In April 2025, the India Africa Trade Council (IATC) announced the appointment of Vinayak S. Menon as the Honorary Trade Commissioner of Tanzania to India. The appointment was formally conferred by Her Excellency Anisa Kapufi Mbega, High Commissioner of the United Republic of Tanzania to India, during an official ceremony attended by IETO President Dr. Asif Iqbal. The designation reflects ongoing efforts to enhance bilateral trade and investment cooperation, with Menon tasked with facilitating business engagement between Indian enterprises and Tanzanian governmental and private-sector institutions.

Namibia

Namibia Trade office was opened in Chennai under the India Namibia Trade Forum with support from the IATC. The office was inaugurated byeconomic diplomacy, Gabriel Sinimbo the high commissioner of Namibia in India and the president of the IATC Dr. Asif Iqbal. The trade Delegation from Telangana for Pharma and Diamond sectors was announced to Namibia by the high commissioner of Namibia. In September 2022, IETO Delegation visited Namibia for the Mining Expo and participated in the India Namibia Conference which also saw the appointment of Kamaldeep Gill as Agriculture Commissioner of the India Africa Trade Council.

Ghana

In March 2021, Ghana Trade center was inaugurated by high commissioner of Ghana in Bengaluru, Sebastian Beliwine. The delegation also offered to set up a food processing unit and IT institute in Ghana. In August 2021, Dr James Rajamani, CEO of Kingdom Exim Group, has been sworn into the office of the representative of the IATC West Africa Region. Jeremiah Quayson has been appointed director of corporate affairs for West Africa at India Africa trade council and honored lifetime honorary membership of the council. In October 2022, The Indian delegation visited Ghana to inaugurate the office of the Central and Western Africa as Headquarter of IATC Central and West Africa, along with The Gã Mantse, Nii Tackie Teiko Tsuru II, and the Deputy Minister of Trade and Industry, Michael Okyere Baafi.

Libya

In June 2021, a cooperation agreement was signed between IETO and the Libya African Business Council in Tunis.

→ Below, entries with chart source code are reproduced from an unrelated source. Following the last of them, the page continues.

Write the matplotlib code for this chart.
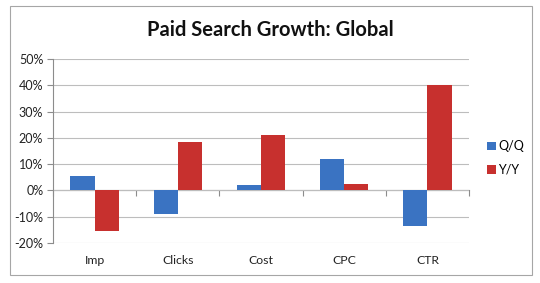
import matplotlib
matplotlib.use("Agg")
import matplotlib.pyplot as plt
import numpy as np
from matplotlib.patches import Rectangle

categories = ["Imp", "Clicks", "Cost", "CPC", "CTR"]
qq = [5.5, -8.9, 1.9, 11.8, -13.4]
yy = [-15.6, 18.3, 21.1, 2.4, 40.0]
series_names = ["Q/Q", "Y/Y"]
yticks = [-20, -10, 0, 10, 20, 30, 40, 50]

plt.rcParams['font.family'] = ['Lato', 'DejaVu Sans']

fig = plt.figure(figsize=(5.4, 2.83), dpi=100)
fig.patch.set_facecolor('white')
fig.patches.append(Rectangle((10/540, 1-275/283), 522/540, 269/283, transform=fig.transFigure,
                             fill=False, edgecolor='#a6a6a6', linewidth=0.8))

ax = fig.add_axes([53/540, 1-243/283, 416/540, 184/283])
x = np.arange(len(categories))
w = 0.29
blue = '#3A73C2'
red = '#C7302E'
ax.bar(x - w/2, qq, w, color=blue, label=series_names[0], zorder=3)
ax.bar(x + w/2, yy, w, color=red, label=series_names[1], zorder=3)

ymin, ymax = -20, 50
ax.set_ylim(ymin, ymax)
ax.set_xlim(-0.5, len(categories) - 0.5)
ax.set_yticks(yticks)
ax.set_yticklabels([f"{v}%" for v in yticks], fontsize=9, color='#222222')
ax.set_xticks(x)
ax.set_xticklabels(categories, fontsize=8.8, color='#222222')
ax.tick_params(axis='x', length=0, pad=9)
ax.tick_params(axis='y', length=4, color='#8c8c8c', width=0.8, pad=3)
ax.grid(axis='y', color='#bdbdbd', linewidth=0.8, zorder=0)
for s in ['top', 'right', 'bottom']:
    ax.spines[s].set_visible(False)
ax.spines['left'].set_color('#8c8c8c')
ax.spines['left'].set_linewidth(0.8)

# category axis at zero
loc = (0 - ymin) / (ymax - ymin)
sec = ax.secondary_xaxis(loc)
sec.set_xticks(np.arange(len(categories) + 1) - 0.5)
sec.set_xticklabels([])
sec.tick_params(length=4, color='#8c8c8c', width=0.8)
sec.spines['bottom'].set_color('#8c8c8c')
sec.spines['bottom'].set_linewidth(0.8)

fig.text(0.5, 1-30/283, "Paid Search Growth: Global", ha='center', va='center',
         fontsize=14.5, fontweight='bold', color='#111111')

fig.legend(loc='center left', bbox_to_anchor=(482/540, 1-158/283), frameon=False,
           fontsize=9, handlelength=0.7, handleheight=0.7, handletextpad=0.2,
           labelspacing=0.9, borderaxespad=0)

fig.savefig("out.png", dpi=100, facecolor='white')
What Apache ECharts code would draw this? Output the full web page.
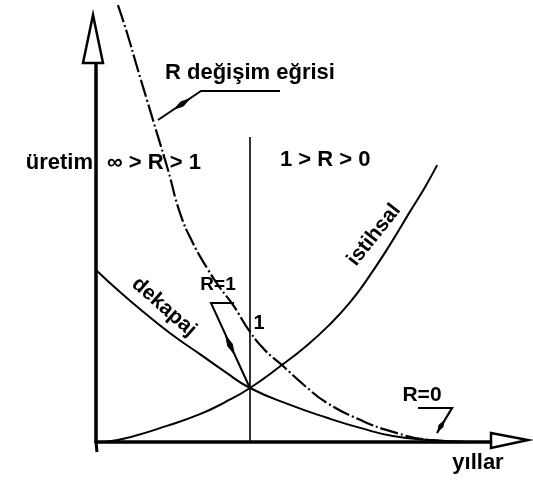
<!DOCTYPE html>
<html>
<head>
<meta charset="utf-8">
<script src="https://cdn.jsdelivr.net/npm/echarts@6/dist/echarts.min.js"></script>
<style>
  html, body { margin: 0; padding: 0; background: #fff; }
  #chart { width: 533px; height: 483px; }
</style>
</head>
<body>
<div id="chart"></div>
<script>
// Samples along each curve: [yıl, miktar]
const rCurve = [
  [0.53, 10.84], [0.75, 10.15], [0.99, 9.31], [1.23, 8.49], [1.47, 7.67],
  [1.74, 6.75], [2.03, 5.68], [2.34, 4.94], [2.71, 4.27], [3.00, 3.82],
  [3.31, 3.40], [3.72, 2.73], [4.08, 2.28], [4.49, 1.91], [5.05, 1.39],
  [5.58, 0.97], [6.38, 0.55], [7.17, 0.25], [8.07, 0.05], [9.03, 0.00]
];
const dekapaj = [
  [0.00, 4.27], [0.58, 3.72], [1.14, 3.23], [1.79, 2.70], [2.51, 2.18],
  [3.12, 1.74], [3.72, 1.34], [4.69, 0.92], [5.58, 0.60], [6.38, 0.35],
  [7.17, 0.15], [8.07, 0.05], [9.03, 0.00]
];
const istihsal = [
  [0.22, 0.00], [0.82, 0.12], [1.71, 0.40], [2.51, 0.69], [3.12, 0.99],
  [3.72, 1.34], [4.49, 1.91], [5.05, 2.36], [5.58, 2.85], [6.14, 3.47],
  [6.62, 4.14], [7.17, 5.01], [7.58, 5.71], [7.95, 6.33], [8.24, 6.87]
];
// Year where R = 1 (dekapaj meets istihsal) and the top of the divider
const rOneYear = 3.72;
const dividerTop = 7.57;

const FONT = 'Liberation Sans';
const ink = '#000';

function txt(text, x, y, size, opts) {
  opts = opts || {};
  return {
    type: 'text', x: x, y: y, z: 120, rotation: opts.rotation || 0,
    style: {
      text: text, fill: ink,
      font: (opts.weight || 'normal') + ' ' + size + 'px "' + FONT + '"',
      textAlign: opts.align || 'left', textVerticalAlign: 'middle'
    }
  };
}
function stroke(points, width) {
  return { type: 'polyline', z: 110, shape: { points: points },
           style: { stroke: ink, lineWidth: width || 2, fill: null } };
}
function blob(points) {
  return { type: 'polygon', z: 110, shape: { points: points },
           style: { fill: ink, stroke: ink, lineWidth: 1 } };
}

const chart = echarts.init(document.getElementById('chart'), null, { renderer: 'canvas' });

const axisCommon = {
  type: 'value', min: 0, max: 10,
  axisLine: { show: true, lineStyle: { color: ink, width: 3.5 } },
  axisTick: { show: false }, axisLabel: { show: false }, splitLine: { show: false }
};

chart.setOption({
  animation: false,
  backgroundColor: '#fff',
  grid: { left: 96, right: 23, top: 39, bottom: 41 },
  xAxis: axisCommon,
  yAxis: axisCommon,
  series: [
    {
      name: 'R değişim eğrisi', type: 'line', data: rCurve, showSymbol: false,
      smooth: 0.5, clip: false,
      lineStyle: { color: ink, width: 2.2, type: [18, 3, 2, 3] }
    },
    {
      name: 'dekapaj', type: 'line', data: dekapaj, showSymbol: false, smooth: 0.5,
      lineStyle: { color: ink, width: 2 },
      markLine: {
        silent: true, symbol: ['none', 'none'], label: { show: false },
        lineStyle: { color: ink, width: 1.6, type: 'solid' },
        data: [[{ coord: [rOneYear, 0] }, { coord: [rOneYear, dividerTop] }]]
      }
    },
    {
      name: 'istihsal', type: 'line', data: istihsal, showSymbol: false, smooth: 0.5,
      lineStyle: { color: ink, width: 2 }
    }
  ],
  graphic: [
    // hollow arrow heads on the axes
    { type: 'polygon', z: 115, shape: { points: [[93, 15], [83, 63], [103, 63]] },
      style: { fill: '#fff', stroke: ink, lineWidth: 2.5 } },
    { type: 'polygon', z: 115, shape: { points: [[491, 433], [528, 440], [491, 448]] },
      style: { fill: '#fff', stroke: ink, lineWidth: 2.5 } },
    // short overhang of the vertical axis below the origin
    stroke([[96, 442], [97, 452]], 3),

    // leader for the R curve caption
    stroke([[280, 91], [201, 91], [158, 120]], 2),
    blob([[174.5, 109], [183.4, 106.1], [189.5, 99], [180.6, 101.9]]),

    // pointer from "R=1" to the crossing point
    stroke([[234, 303], [211, 303], [249, 386]], 2),
    blob([[234.2, 354.1], [232.3, 344], [225.8, 335.9], [227.7, 346]]),

    // pointer under "R=0"
    stroke([[418, 408], [452, 408], [437, 433]], 2.2),
    blob([[437.9, 431.1], [442.9, 427.1], [444.1, 420.9], [439.1, 424.9]]),

    txt('R değişim eğrisi', 165, 73, 22, { weight: 'bold' }),
    txt('üretim', 93, 163, 22, { weight: 'bold', align: 'right' }),
    txt('∞ > R > 1', 107, 163, 22, { weight: 'bold' }),
    txt('1 > R > 0', 280, 160, 22, { weight: 'bold' }),
    txt('dekapaj', 164, 307, 21, { weight: 'bold', align: 'center', rotation: -0.72 }),
    txt('istihsal', 374, 235, 21, { weight: 'bold', align: 'center', rotation: 0.90 }),
    txt('R=1', 218, 285, 19, { weight: 'bold', align: 'center' }),
    txt('1', 259, 323, 20, { weight: 'bold', align: 'center' }),
    txt('R=0', 422, 395, 21, { weight: 'bold', align: 'center' }),
    txt('yıllar', 478, 463, 22, { weight: 'bold', align: 'center' })
  ]
});
</script>
</body>
</html>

The agreement focuses on cooperation in the field of IT, Healthcare and academic institutes.

Lesotho

In June 2022, MOU was signed between Indian Economic Trade Organization and the High Commission of Lesotho in New Delhi represented by the foreign minister of Lesotho Matsepo Ramakoe and the high commissioner to India Lineo Irene Molise.

Gabon

In August 2022, The India Gabon Business Council was launched on the National Day of Gabon. MOU was signed between the Indian Economic Trade Organization and the Embassy of Gabon represented by the Charge D'Affaires Josephine Patricia Ntyam.

Zimbabwe

In 2021, An Indian Trade Organisation delegation visited Zimbabwe. The delegation was welcomed by Zimbabwe National Chamber of Commerce (ZNCC) and Zimbabwe India Trade Council. Vishal Nagesh is appointed as the vice chairman of the Zimbabwe India Trade Council. In May 2022, First Lady of Zimbabwe Dr. Auxillia Mnangagwa, visited India along with 23 member delegation on behalf of the Angel of Hope Foundation, she was received by IETO president Asif Iqbal, Amararam Gurjar, Director (East and South Africa Division) Ministry of External Affairs, Govt of India and the Ambassador of Zimbabwe to India Dr. Majoni Godfrey Chipare.